Accepting Haavelmo’s domain of probability theory and sample space of infinite populations– just as Fisher’s (1922:311) “hypothetical infinite population, of which the actual data are regarded as constituting a random sample”, von Mises’ “collective” or Gibbs’ ”ensemble” – also implies that judgments are made on the basis of observations that are actually never made!

Infinitely repeated trials or samplings never take place in the real world. So that cannot be a sound inductive basis for a science with aspirations of explaining real-world socio-economic processes, structures or events. It’s not tenable.

As David Salsburg (2001:146) notes on probability theory:

[W]e assume there is an abstract space of elementary things called ‘events’ … If a measure on the abstract space of events fulfills certain axioms, then it is a probability. To use probability in real life, we have to identify this space of events and do so with sufficient specificity to allow us to actually calculate probability measurements on that space … Unless we can identify [this] abstract space, the probability statements that emerge from statistical analyses will have many different and sometimes contrary meanings.

Just as e. g. Keynes (1921) and Georgescu-Roegen (1971), Salsburg (2001:301f) is very critical of the way social scientists – including economists and econometricians – uncritically and without arguments have come to simply assume that one can apply probability distributions from statistical theory on their own area of research:

Probability is a measure of sets in an abstract space of events. All the mathematical properties of probability can be derived from this definition. When we wish to apply probability to real life, we need to identify that abstract space of events for the particular problem at hand … It is not well established when statistical methods are used for observational studies … If we cannot identify the space of events that generate the probabilities being calculated, then one model is no more valid than another … As statistical models are used more and more for observational studies to assist in social decisions by government and advocacy groups, this fundamental failure to be able to derive probabilities without ambiguity will cast doubt on the usefulness of these methods.

Some wise words that ought to be taken seriously by probabilistic econometricians is also given by mathematical statistician Gunnar Blom (2004:389):

If the demands for randomness are not at all fulfilled, you only bring damage to your analysis using statistical methods. The analysis gets an air of science around it, that it does not at all deserve.

Richard von Mises (1957:103) noted that

Probabilities exist only in collectives … This idea, which is a deliberate restriction of the calculus of probabilities to the investigation of relations between distributions, has not been clearly carried through in any of the former theories of probability.

And obviously not in Haavelmo’s paradigm of probabilistic econometrics either. It would have been better if one had heeded von Mises warning (1957:172) that

the field of application of the theory of errors should not be extended too far.

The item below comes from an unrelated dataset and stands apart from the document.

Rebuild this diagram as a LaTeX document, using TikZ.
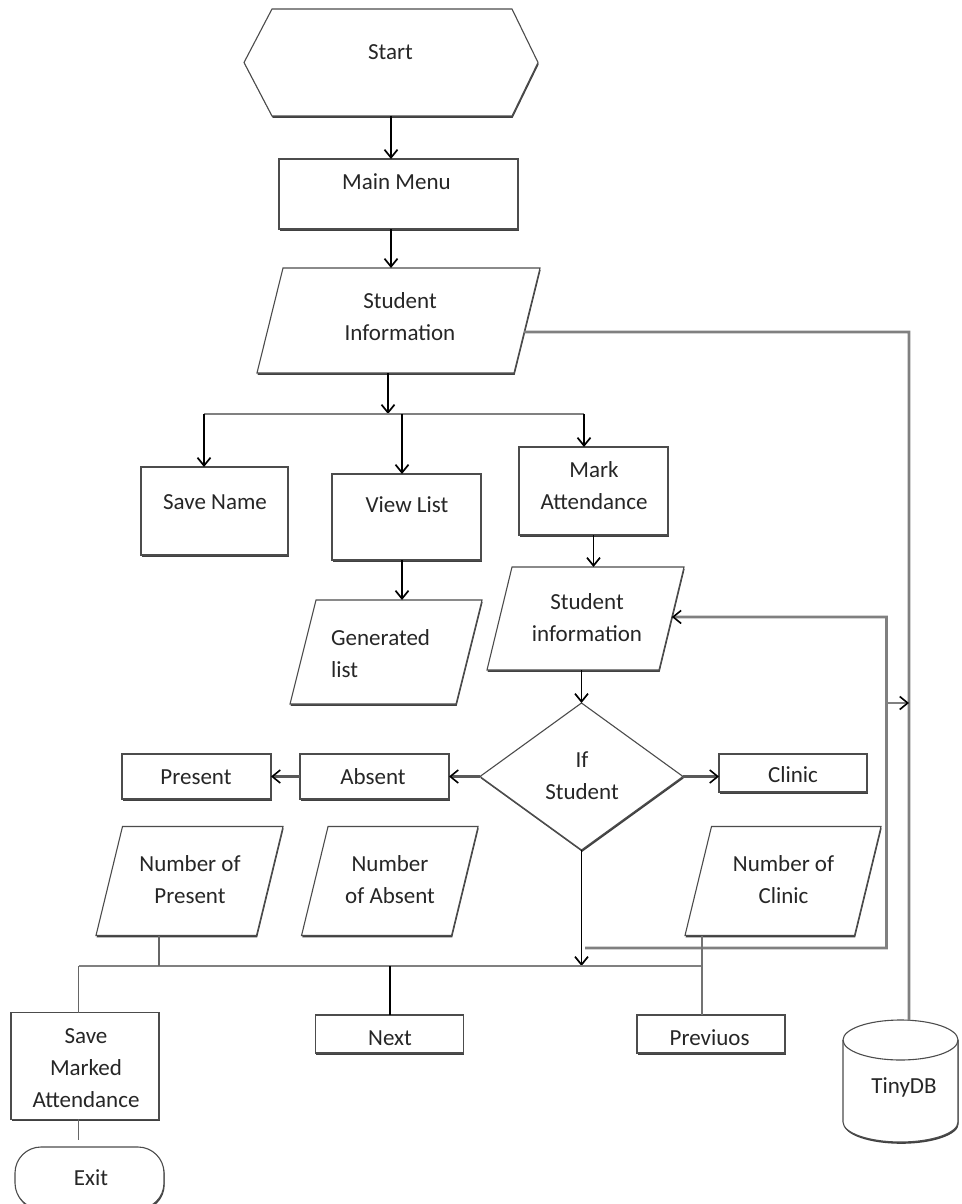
\documentclass[tikz,border=0pt]{standalone}
\usepackage{fontspec}
\setmainfont{Carlito}
\usetikzlibrary{arrows.meta,shapes.geometric,shadows,calc}
\begin{document}
\begin{tikzpicture}[x=1pt,y=-1pt,
  txt/.style={font=\fontsize{23}{32}\selectfont, text=black!85, inner sep=0pt, align=center},
  shd/.style={drop shadow={shadow xshift=0.7pt, shadow yshift=-1.8pt, fill=black!75, opacity=1}},
  outline/.style={draw=black!70, line width=1.1pt, fill=white, shd},
  box/.style={outline, rectangle, inner sep=0pt, outer sep=0pt},
  frame/.style={rectangle, inner sep=0pt, outer sep=0pt},
  arr/.style={draw=black, line width=1.8pt, -{Straight Barb[length=8pt,width=13pt,line width=1.7pt]}},
  blk/.style={draw=black, line width=1.8pt},
  gline/.style={draw=black!50, line width=2.8pt},
  garr/.style={gline, -{Straight Barb[length=8pt,width=13pt,line width=1.6pt,color=black]}},
  harr/.style={draw=black!65, line width=2.6pt, -{Straight Barb[length=8pt,width=13pt,line width=1.6pt,color=black]}},
  thn/.style={draw=black!60, line width=1.1pt}
]
\newcommand\parashape[2]{\path[outline] ([xshift=#2]#1.north west) -- (#1.north east)
  -- ([xshift=-#2]#1.south east) -- (#1.south west) -- cycle;}
\useasboundingbox (0,0) rectangle (961,1204);
\fill[white] (0,0) rectangle (961,1204);
\clip (0,0) rectangle (961,1204);

% ---------- shapes ----------
\node[frame, minimum width=294pt, minimum height=107pt] (start) at (391,62.5) {};
\path[outline] (start.west) -- ([xshift=28pt]start.north west) -- ([xshift=-26pt]start.north east)
  -- (start.east) -- ([xshift=-26pt]start.south east) -- ([xshift=28pt]start.south west) -- cycle;
\node[txt] (tstart) at (390.5,52) {Start};

\node[box, minimum width=239pt, minimum height=70pt] (main) at (398.5,194) {};
\node[txt] (tmain) at (396.5,181.5) {Main Menu};

\node[frame, minimum width=283pt, minimum height=105pt] (info1) at (398.5,320.5) {};
\parashape{info1}{26pt}
\node[txt] (tinfo1) at (400,316.5) {Student\\Information};

\node[box, minimum width=147pt, minimum height=88pt] (savename) at (214.5,511) {};
\node[txt] (tsavename) at (215,502) {Save Name};

\node[box, minimum width=149pt, minimum height=86pt] (viewlist) at (406.5,517) {};
\node[txt] (tviewlist) at (407,505) {View List};

\node[box, minimum width=149pt, minimum height=88pt] (mark) at (593.5,491) {};
\node[txt] (tmark) at (594,486) {Mark\\Attendance};

\node[frame, minimum width=192pt, minimum height=104pt] (genlist) at (386,652) {};
\parashape{genlist}{26pt}
\node[txt, align=left, anchor=west] (tgenlist) at (331,654) {Generated\\list};

\node[frame, minimum width=197pt, minimum height=103pt] (info2) at (585.5,618.5) {};
\parashape{info2}{25pt}
\node[txt] (tinfo2) at (587,618) {Student\\information};

\node[outline, diamond, minimum width=203pt, minimum height=147pt, inner sep=0pt, outer sep=0pt] (diamond) at (581.5,776.5) {};
\node[txt] (tdiamond) at (582,775.5) {If\\Student};

\node[box, minimum width=149pt, minimum height=45pt] (absent) at (374.5,776.5) {};
\node[txt] (tabsent) at (373,777) {Absent};

\node[box, minimum width=149pt, minimum height=45pt] (present) at (196.5,776.5) {};
\node[txt] (tpresent) at (196,777) {Present};

\node[box, minimum width=148pt, minimum height=38pt] (clinic) at (793,773) {};
\node[txt] (tclinic) at (793,775) {Clinic};

\node[frame, minimum width=187pt, minimum height=109pt] (numpres) at (189.5,881) {};
\parashape{numpres}{26.5pt}
\node[txt] (tnumpres) at (190,880) {Number of\\Present};

\node[frame, minimum width=176.5pt, minimum height=109pt] (numabs) at (389.8,881) {};
\parashape{numabs}{26.5pt}
\node[txt] (tnumabs) at (390,880) {Number\\of Absent};

\node[frame, minimum width=196pt, minimum height=109pt] (numclin) at (783,881) {};
\parashape{numclin}{26.5pt}
\node[txt] (tnumclin) at (783.5,880) {Number of\\Clinic};

\node[box, minimum width=148pt, minimum height=106.6pt] (savemarked) at (85,1066) {};
\node[txt] (tsavemarked) at (86,1068) {Save\\Marked\\Attendance};

\node[box, minimum width=148pt, minimum height=38pt] (next) at (389.7,1034) {};
\node[txt] (tnext) at (390,1038) {Next};

\node[box, minimum width=148pt, minimum height=38pt] (prev) at (711,1034) {};
\node[txt] (tprev) at (709.6,1038) {Previuos};

\node[outline, rectangle, rounded corners=26pt, minimum width=149pt, minimum height=62pt, inner sep=0pt, outer sep=0pt] (exit) at (89.5,1178) {};
\node[txt] (texit) at (91,1178) {Exit};

% TinyDB cylinder
\path[outline] (843,1040) -- (843,1122) arc[start angle=180, end angle=0, x radius=57.5, y radius=20]
  -- (958,1040) arc[start angle=0, end angle=-180, x radius=57.5, y radius=20] -- cycle;
\draw[draw=black!70, line width=1.1pt] (843,1040) arc[start angle=180, end angle=0, x radius=57.5, y radius=20];
\node[txt] (tinydb) at (904,1087) {TinyDB};
\coordinate (dbtop) at (909,1020.5);

% ---------- connectors ----------
\draw[arr] (start.south) -- (start.south |- main.north);
\draw[arr] (main.south -| start.south) -- (start.south |- info1.north);

\coordinate (j1) at (388,414);
\coordinate (b1L) at (204,414);
\coordinate (b1M) at (402,414);
\coordinate (b1R) at (584,414);
\draw[arr] (j1 |- info1.south) -- (j1);
\draw[gline] (b1L) -- (b1R);
\draw[arr] (b1L) -- (b1L |- savename.north);
\draw[arr] (b1M) -- (b1M |- viewlist.north);
\draw[arr] (b1R) -- (b1R |- mark.north);

\draw[arr] (b1M |- viewlist.south) -- (b1M |- genlist.north);
\draw[arr] (mark.south) -- (mark.south |- info2.north);
\draw[arr] (diamond.north |- info2.south) -- (diamond.north);

\draw[harr] (diamond.west) -- (diamond.west -| absent.east);
\draw[harr] (absent.west) -- (absent.west -| present.east);
\draw[harr] (diamond.east) -- (diamond.east -| clinic.west);

% outer line to TinyDB
\coordinate (o1) at (909,332);
\draw[gline] ($(info1.north east)!0.61!([xshift=-26pt]info1.south east)$) -- (o1) -- (dbtop);

% inner loop back to Student information
\coordinate (lp1) at (585,948);
\coordinate (lp2) at (886.5,948);
\coordinate (lp3) at (886.5,617);
\draw[garr] (lp1) -- (lp2) -- (lp3) -- ($(info2.north east)!0.485!([xshift=-25pt]info2.south east)$);
\draw[garr] (lp2 |- diamond.north) -- (o1 |- diamond.north);

% bottom bus
\coordinate (b2L) at (78.5,966);
\coordinate (b2R) at (701.5,966);
\coordinate (b2D) at (581.5,966);
\coordinate (np) at (159,966);
\draw[arr] (diamond.south) -- (b2D);
\draw[gline] (b2L) -- (b2R);
\draw[thn] (np |- numpres.south) -- (np);
\draw[blk] (next.north |- b2L) -- (next.north);
\draw[draw=black!55, line width=2pt] (b2R |- numclin.south) -- (b2R |- prev.north);
\draw[thn] (b2L) -- (b2L |- savemarked.north);
\draw[thn, shorten >=7pt] (b2L |- savemarked.south) -- (b2L |- exit.north);
\end{tikzpicture}
\end{document}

This importantly also means that if you cannot show that data satisfies all the conditions of the probabilistic nomological machine – including randomness – then the statistical inferences used, lack sound foundations!

References

Gunnar Blom et al: Sannolikhetsteori och statistikteori med tillämpningar, Lund: Studentlitteratur.

Cartwright, Nancy (1999), The Dappled World. Cambridge: Cambridge University Press.

Fisher, Ronald (1922), On the mathematical foundations of theoretical statistics. Philosophical Transactions of The Royal Society A, 222.

Georgescu-Roegen, Nicholas (1971), The Entropy Law and the Economic Process. Harvard University Press.

Haavelmo, Trygve  (1944), The probability approach in econometrics. Supplement to Econometrica 12:1-115.

Kalman, Rudolf (1994), Randomness Reexamined. Modeling, Identification and Control  3:141-151.

Keynes, John Maynard  (1973 (1921)), A Treatise on Probability. Volume VIII of The Collected Writings of John Maynard Keynes, London: Macmillan.

Pålsson Syll, Lars (2007), John Maynard Keynes. Stockholm: SNS Förlag.

Salsburg, David (2001), The Lady Tasting Tea. Henry Holt.

von Mises, Richard (1957), Probability, Statistics and Truth. New York: Dover Publications.